St Patrick’s Convent illustrates the pattern of development of Townsville, the major commercial centre of North Queensland.
“The region’s wealth, which was initially generated through mining, pastoral and agricultural pursuits, led to the establishment of the Port of Townsville and numerous schools to serve the population,” he said.
“The ongoing development of the school site is evidence of the growth and prosperity of the city of Townsville.”
St Patrick’s Convent was nominated to the Queensland Heritage Register by the National Trust of Queensland and its registration is supported by the Townsville City Council.
Professor Coaldrake acknowledged that the Sisters of Mercy did not support the heritage listing of the convent.
“The Heritage Council looked at this matter very carefully over several months and invested considerable resources investigating the historical significance and structural condition of the place.
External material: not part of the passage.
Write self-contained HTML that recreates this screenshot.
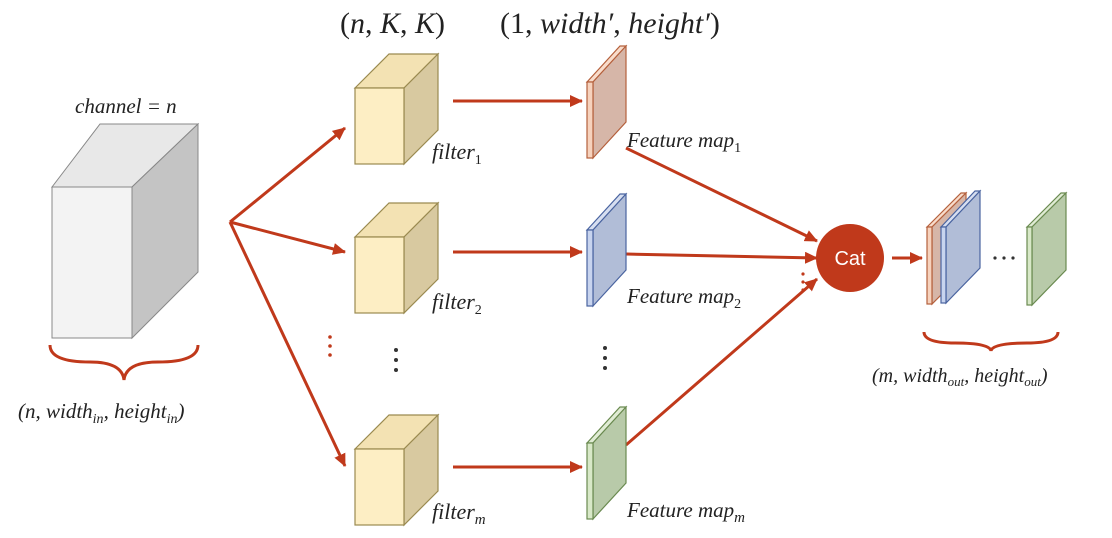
<!DOCTYPE html>
<html><head><style>body{margin:0;background:#fff}svg{display:block}text{font-family:"Liberation Serif",serif;font-style:italic;fill:#222}</style></head><body>
<svg width="1112" height="538" viewBox="0 0 1112 538" xmlns="http://www.w3.org/2000/svg">
<defs><marker id="a" markerWidth="14" markerHeight="12" refX="12" refY="6" orient="auto" markerUnits="userSpaceOnUse"><path d="M0,0 L13,6 L0,12 Z" fill="#c0391b"/></marker>
<g id="cube"><path d="M0,0 L34,-34 L83,-34 L49,0 Z" fill="#f3e2b3" stroke="#9a8a50" stroke-width="1.2"/><path d="M49,0 L83,-34 L83,42 L49,76 Z" fill="#d8c9a0" stroke="#9a8a50" stroke-width="1.2"/><rect x="0" y="0" width="49" height="76" fill="#fdeec4" stroke="#9a8a50" stroke-width="1.2"/></g>
</defs>
<text x="340" y="33" font-size="30" style="font-style:normal">(<tspan font-style="italic">n</tspan>, <tspan font-style="italic">K</tspan>, <tspan font-style="italic">K</tspan>)</text>
<text x="500" y="33" font-size="30" style="font-style:normal">(1, <tspan font-style="italic">width′</tspan>, <tspan font-style="italic">height′</tspan>)</text>
<path d="M52,187 L100,124 L198,124 L132,187 Z" fill="#e8e8e8" stroke="#888"/>
<path d="M132,187 L198,124 L198,272 L132,338 Z" fill="#c4c4c4" stroke="#888"/>
<rect x="52" y="187" width="80" height="151" fill="#f3f3f3" stroke="#888"/>
<text x="75" y="113" font-size="21">channel = n</text>
<path d="M50,345 Q50,362 90,362 Q122,362 124,380 Q126,362 158,362 Q198,362 198,345" fill="none" stroke="#c0391b" stroke-width="3"/>
<text x="18" y="418" font-size="21">(n, width<tspan font-size="14" dy="5">in</tspan><tspan dy="-5">, height</tspan><tspan font-size="14" dy="5">in</tspan><tspan dy="-5">)</tspan></text>
<g stroke="#c0391b" stroke-width="3" fill="none" marker-end="url(#a)">
<line x1="230" y1="222" x2="345" y2="128"/>
<line x1="230" y1="222" x2="345" y2="252"/>
<line x1="230" y1="222" x2="345" y2="466"/>
<line x1="453" y1="101" x2="582" y2="101"/>
<line x1="453" y1="252" x2="582" y2="252"/>
<line x1="453" y1="467" x2="582" y2="467"/>
<line x1="626" y1="148" x2="817" y2="241"/>
<line x1="626" y1="254" x2="817" y2="258"/>
<line x1="626" y1="445" x2="817" y2="279"/>
<line x1="892" y1="258" x2="922" y2="258"/>
</g>
<use href="#cube" x="355" y="88"/>
<use href="#cube" x="355" y="237"/>
<use href="#cube" x="355" y="449"/>
<text x="432" y="159" font-size="22">filter<tspan font-size="14" dy="5" style="font-style:normal">1</tspan></text>
<text x="432" y="309" font-size="22">filter<tspan font-size="14" dy="5" style="font-style:normal">2</tspan></text>
<text x="432" y="519" font-size="22">filter<tspan font-size="15" dy="5">m</tspan></text>
<g stroke="#b5603c" stroke-width="1.2"><path d="M587,82 L620,46 L626,46 L593,82 Z" fill="#f8dccb"/><path d="M593,82 L626,46 L626,122 L593,158 Z" fill="#d6b6a8"/><rect x="587" y="82" width="6" height="76" fill="#f6d2bd"/></g>
<g stroke="#4a64a0" stroke-width="1.2"><path d="M587,230 L620,194 L626,194 L593,230 Z" fill="#d6def0"/><path d="M593,230 L626,194 L626,270 L593,306 Z" fill="#b1bdd7"/><rect x="587" y="230" width="6" height="76" fill="#c8d4ee"/></g>
<g stroke="#6a8a50" stroke-width="1.2"><path d="M587,443 L620,407 L626,407 L593,443 Z" fill="#e0ecd4"/><path d="M593,443 L626,407 L626,483 L593,519 Z" fill="#b8caa9"/><rect x="587" y="443" width="6" height="76" fill="#d8e8c8"/></g>
<text x="627" y="147" font-size="21">Feature map<tspan font-size="14" dy="5" style="font-style:normal">1</tspan></text>
<text x="627" y="303" font-size="21">Feature map<tspan font-size="14" dy="5" style="font-style:normal">2</tspan></text>
<text x="627" y="517" font-size="21">Feature map<tspan font-size="15" dy="5">m</tspan></text>
<g fill="#c0391b"><circle cx="330" cy="337" r="1.8"/><circle cx="330" cy="346" r="1.8"/><circle cx="330" cy="355" r="1.8"/><circle cx="803" cy="274" r="1.6"/><circle cx="803" cy="282" r="1.6"/><circle cx="803" cy="290" r="1.6"/></g>
<g fill="#333"><circle cx="396" cy="350" r="2"/><circle cx="396" cy="360" r="2"/><circle cx="396" cy="370" r="2"/><circle cx="605" cy="348" r="2"/><circle cx="605" cy="358" r="2"/><circle cx="605" cy="368" r="2"/><circle cx="995" cy="258" r="1.6"/><circle cx="1004" cy="258" r="1.6"/><circle cx="1013" cy="258" r="1.6"/></g>
<circle cx="850" cy="258" r="34" fill="#c0391b"/>
<text x="850" y="265" font-size="20" text-anchor="middle" style="font-style:normal;font-family:'Liberation Sans',sans-serif;fill:#fff">Cat</text>
<g stroke="#b5603c" stroke-width="1.2"><path d="M927,227 L961,193 L966,193 L932,227 Z" fill="#f8dccb"/><path d="M932,227 L966,193 L966,270 L932,304 Z" fill="#d6b6a8"/><rect x="927" y="227" width="5" height="77" fill="#f6d2bd"/></g>
<g stroke="#4a64a0" stroke-width="1.2"><path d="M941,227 L975,191 L980,191 L946,227 Z" fill="#d6def0"/><path d="M946,227 L980,191 L980,268 L946,303 Z" fill="#b1bdd7"/><rect x="941" y="227" width="5" height="76" fill="#c8d4ee"/></g>
<g stroke="#6a8a50" stroke-width="1.2"><path d="M1027,227 L1061,193 L1066,193 L1032,227 Z" fill="#e0ecd4"/><path d="M1032,227 L1066,193 L1066,270 L1032,305 Z" fill="#b8caa9"/><rect x="1027" y="227" width="5" height="78" fill="#d8e8c8"/></g>
<path d="M924,332 Q924,343 955,343 Q990,343 991,351 Q992,343 1027,343 Q1058,343 1058,332" fill="none" stroke="#c0391b" stroke-width="3"/>
<text x="872" y="382" font-size="20">(m, width<tspan font-size="13" dy="4">out</tspan><tspan dy="-4">, height</tspan><tspan font-size="13" dy="4">out</tspan><tspan dy="-4">)</tspan></text>
</svg>
</body></html>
This obviously included visiting Townsville and engaging with the Sisters, their advisers and with the Townsville City Council,” Professor Coaldrake said.
“We are very mindful of the consequences of the decision and we will endeavour to work with the Sisters of Mercy and others to identify and coordinate a suitable reuse option for the building.”
The Queensland Heritage Council is the State’s independent advisor on heritage matters and determines what places are entered in the Queensland Heritage Register.
Places that are entered in the Heritage Register are considered of importance to Queensland’s history and are protected under heritage legislation.